Provided data.
>> BEGIN

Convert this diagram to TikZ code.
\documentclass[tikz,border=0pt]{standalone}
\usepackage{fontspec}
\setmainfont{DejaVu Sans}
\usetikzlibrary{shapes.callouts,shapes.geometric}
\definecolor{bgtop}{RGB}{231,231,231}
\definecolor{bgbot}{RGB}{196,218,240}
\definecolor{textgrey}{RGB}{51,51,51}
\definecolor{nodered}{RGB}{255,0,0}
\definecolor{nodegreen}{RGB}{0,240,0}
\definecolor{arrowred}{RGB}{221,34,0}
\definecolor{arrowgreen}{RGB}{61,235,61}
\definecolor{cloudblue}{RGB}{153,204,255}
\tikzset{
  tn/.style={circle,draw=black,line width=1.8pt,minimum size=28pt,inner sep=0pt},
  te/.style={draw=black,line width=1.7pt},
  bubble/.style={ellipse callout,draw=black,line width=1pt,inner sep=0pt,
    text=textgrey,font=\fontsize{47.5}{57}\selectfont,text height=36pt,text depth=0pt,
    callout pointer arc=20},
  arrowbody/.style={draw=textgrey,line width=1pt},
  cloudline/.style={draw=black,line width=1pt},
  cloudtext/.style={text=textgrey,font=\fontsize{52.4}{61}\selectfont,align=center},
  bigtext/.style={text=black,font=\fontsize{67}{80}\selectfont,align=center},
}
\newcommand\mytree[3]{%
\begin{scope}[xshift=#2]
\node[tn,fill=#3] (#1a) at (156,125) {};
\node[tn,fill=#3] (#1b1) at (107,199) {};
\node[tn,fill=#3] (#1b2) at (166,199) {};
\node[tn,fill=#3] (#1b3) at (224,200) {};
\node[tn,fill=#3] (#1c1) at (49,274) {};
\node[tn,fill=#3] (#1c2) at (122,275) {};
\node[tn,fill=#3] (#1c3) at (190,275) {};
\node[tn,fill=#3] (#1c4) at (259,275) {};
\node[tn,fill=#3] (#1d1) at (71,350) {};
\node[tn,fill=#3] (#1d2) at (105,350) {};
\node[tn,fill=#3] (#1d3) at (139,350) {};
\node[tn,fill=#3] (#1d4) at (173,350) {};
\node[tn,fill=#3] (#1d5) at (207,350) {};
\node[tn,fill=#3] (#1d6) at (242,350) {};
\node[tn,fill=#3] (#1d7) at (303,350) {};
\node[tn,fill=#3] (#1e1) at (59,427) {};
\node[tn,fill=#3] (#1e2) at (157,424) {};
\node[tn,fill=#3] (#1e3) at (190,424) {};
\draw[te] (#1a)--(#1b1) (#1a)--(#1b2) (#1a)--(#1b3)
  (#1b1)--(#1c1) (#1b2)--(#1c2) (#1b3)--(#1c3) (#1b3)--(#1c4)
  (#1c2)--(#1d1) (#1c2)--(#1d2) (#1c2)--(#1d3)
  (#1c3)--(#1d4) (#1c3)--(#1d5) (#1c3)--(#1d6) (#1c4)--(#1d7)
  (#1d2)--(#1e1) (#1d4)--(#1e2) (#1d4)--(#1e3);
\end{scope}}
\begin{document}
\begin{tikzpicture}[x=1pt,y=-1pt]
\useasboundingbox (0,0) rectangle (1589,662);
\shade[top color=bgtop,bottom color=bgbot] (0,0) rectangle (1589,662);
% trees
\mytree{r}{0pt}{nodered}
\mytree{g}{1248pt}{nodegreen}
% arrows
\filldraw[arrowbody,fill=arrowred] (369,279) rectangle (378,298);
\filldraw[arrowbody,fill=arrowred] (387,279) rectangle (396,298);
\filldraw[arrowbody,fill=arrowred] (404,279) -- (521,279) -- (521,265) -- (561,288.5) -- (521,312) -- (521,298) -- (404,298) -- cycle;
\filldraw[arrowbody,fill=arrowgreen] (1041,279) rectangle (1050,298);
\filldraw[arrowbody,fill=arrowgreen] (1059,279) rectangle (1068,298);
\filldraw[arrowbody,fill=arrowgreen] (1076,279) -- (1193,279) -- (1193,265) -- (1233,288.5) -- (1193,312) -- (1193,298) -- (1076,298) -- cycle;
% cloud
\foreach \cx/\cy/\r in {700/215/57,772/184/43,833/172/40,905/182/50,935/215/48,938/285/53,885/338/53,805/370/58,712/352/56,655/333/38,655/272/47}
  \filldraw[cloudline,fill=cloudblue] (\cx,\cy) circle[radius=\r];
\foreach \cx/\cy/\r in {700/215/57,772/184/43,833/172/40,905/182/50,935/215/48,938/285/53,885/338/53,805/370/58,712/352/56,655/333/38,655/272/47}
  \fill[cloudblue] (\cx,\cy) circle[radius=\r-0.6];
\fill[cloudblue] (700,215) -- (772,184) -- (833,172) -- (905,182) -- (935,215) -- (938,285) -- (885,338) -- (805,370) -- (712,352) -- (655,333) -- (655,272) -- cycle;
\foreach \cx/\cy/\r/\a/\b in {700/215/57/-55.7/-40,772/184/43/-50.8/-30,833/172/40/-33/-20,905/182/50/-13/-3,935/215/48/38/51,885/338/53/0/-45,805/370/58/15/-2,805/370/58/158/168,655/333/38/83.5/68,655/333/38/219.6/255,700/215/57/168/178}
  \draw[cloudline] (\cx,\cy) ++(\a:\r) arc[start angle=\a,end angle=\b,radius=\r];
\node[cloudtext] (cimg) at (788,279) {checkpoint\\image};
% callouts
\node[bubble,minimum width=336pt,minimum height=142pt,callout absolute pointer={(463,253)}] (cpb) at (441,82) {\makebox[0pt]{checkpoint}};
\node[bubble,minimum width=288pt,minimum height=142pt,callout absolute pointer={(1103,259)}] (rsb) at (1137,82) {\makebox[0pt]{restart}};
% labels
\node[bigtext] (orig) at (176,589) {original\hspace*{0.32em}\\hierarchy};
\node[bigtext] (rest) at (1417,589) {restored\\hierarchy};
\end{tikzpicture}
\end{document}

>> END
>> BEGIN

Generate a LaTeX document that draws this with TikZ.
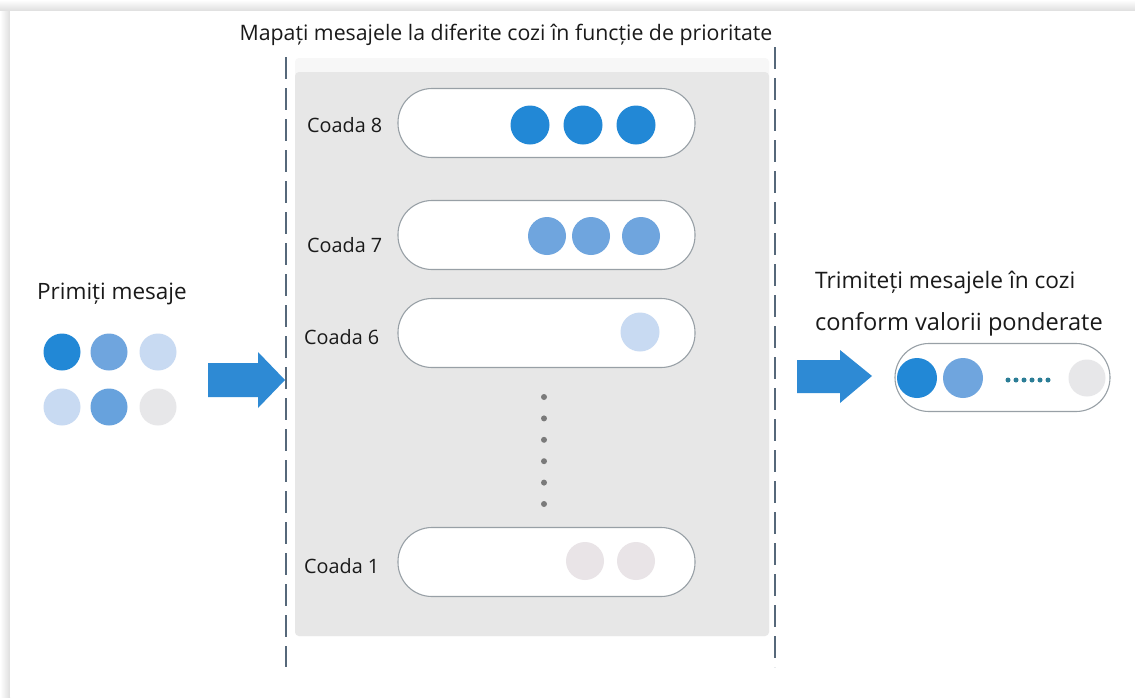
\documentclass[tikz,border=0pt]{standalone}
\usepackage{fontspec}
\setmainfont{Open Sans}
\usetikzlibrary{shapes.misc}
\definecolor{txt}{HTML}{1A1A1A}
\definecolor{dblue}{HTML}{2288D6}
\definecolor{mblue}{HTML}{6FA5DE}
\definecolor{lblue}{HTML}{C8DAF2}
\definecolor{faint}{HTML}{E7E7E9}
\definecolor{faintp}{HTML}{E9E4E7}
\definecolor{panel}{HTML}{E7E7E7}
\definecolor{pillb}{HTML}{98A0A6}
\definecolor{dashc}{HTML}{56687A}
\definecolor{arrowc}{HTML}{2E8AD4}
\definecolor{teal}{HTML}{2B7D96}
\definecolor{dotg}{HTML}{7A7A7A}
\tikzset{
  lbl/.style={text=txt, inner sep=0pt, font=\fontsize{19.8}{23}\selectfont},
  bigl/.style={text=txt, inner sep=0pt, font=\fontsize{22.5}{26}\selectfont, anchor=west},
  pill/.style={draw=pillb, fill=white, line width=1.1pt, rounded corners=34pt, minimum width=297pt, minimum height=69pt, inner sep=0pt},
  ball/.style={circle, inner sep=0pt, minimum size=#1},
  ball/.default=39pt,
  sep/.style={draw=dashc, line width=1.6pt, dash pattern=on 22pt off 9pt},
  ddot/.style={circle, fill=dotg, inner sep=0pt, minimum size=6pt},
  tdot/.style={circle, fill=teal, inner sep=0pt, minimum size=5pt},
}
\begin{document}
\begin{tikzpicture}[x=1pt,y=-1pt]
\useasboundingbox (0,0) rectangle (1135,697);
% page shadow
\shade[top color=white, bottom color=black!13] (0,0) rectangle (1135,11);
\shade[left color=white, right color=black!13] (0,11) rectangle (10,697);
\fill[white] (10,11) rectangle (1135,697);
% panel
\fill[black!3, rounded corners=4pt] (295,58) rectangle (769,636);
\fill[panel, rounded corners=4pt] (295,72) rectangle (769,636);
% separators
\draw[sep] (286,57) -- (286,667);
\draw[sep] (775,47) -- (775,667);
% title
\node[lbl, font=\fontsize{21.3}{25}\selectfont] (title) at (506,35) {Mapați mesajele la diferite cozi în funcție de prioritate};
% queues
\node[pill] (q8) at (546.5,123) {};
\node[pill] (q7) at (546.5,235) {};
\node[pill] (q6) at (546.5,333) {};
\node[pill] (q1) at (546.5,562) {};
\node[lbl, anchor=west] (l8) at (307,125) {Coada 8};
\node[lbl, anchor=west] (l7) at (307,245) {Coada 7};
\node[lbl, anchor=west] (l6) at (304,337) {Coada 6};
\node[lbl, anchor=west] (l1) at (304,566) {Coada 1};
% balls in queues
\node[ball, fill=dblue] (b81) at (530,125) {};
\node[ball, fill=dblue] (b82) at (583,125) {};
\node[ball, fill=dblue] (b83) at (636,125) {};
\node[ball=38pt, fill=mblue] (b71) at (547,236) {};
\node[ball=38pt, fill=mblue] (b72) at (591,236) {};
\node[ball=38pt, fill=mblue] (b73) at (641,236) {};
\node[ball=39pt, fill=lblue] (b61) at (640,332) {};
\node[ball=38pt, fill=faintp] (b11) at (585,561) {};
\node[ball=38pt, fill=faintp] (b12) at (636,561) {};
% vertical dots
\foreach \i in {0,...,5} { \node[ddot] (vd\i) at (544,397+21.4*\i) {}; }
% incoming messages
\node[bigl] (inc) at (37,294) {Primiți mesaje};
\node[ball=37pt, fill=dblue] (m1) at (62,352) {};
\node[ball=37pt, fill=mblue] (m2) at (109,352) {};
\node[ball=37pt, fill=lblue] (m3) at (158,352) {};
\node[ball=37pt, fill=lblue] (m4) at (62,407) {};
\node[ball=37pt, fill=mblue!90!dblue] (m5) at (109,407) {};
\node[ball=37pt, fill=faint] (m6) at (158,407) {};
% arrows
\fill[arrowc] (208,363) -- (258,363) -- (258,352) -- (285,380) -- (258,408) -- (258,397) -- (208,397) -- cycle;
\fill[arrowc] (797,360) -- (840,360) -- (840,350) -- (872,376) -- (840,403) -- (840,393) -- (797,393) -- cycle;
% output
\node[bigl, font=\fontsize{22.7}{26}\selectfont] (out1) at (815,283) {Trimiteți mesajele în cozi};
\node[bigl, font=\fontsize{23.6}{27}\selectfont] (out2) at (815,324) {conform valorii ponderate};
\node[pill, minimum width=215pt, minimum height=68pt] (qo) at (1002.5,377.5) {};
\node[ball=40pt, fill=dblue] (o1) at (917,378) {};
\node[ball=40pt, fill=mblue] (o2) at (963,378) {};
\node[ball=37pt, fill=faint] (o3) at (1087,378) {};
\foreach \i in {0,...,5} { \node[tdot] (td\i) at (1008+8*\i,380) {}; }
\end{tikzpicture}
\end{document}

>> END

To be done. Pick out all the lines with the word "this" in them and copy them.

Expected answer.
Convert this diagram to TikZ code.
Generate a LaTeX document that draws this with TikZ.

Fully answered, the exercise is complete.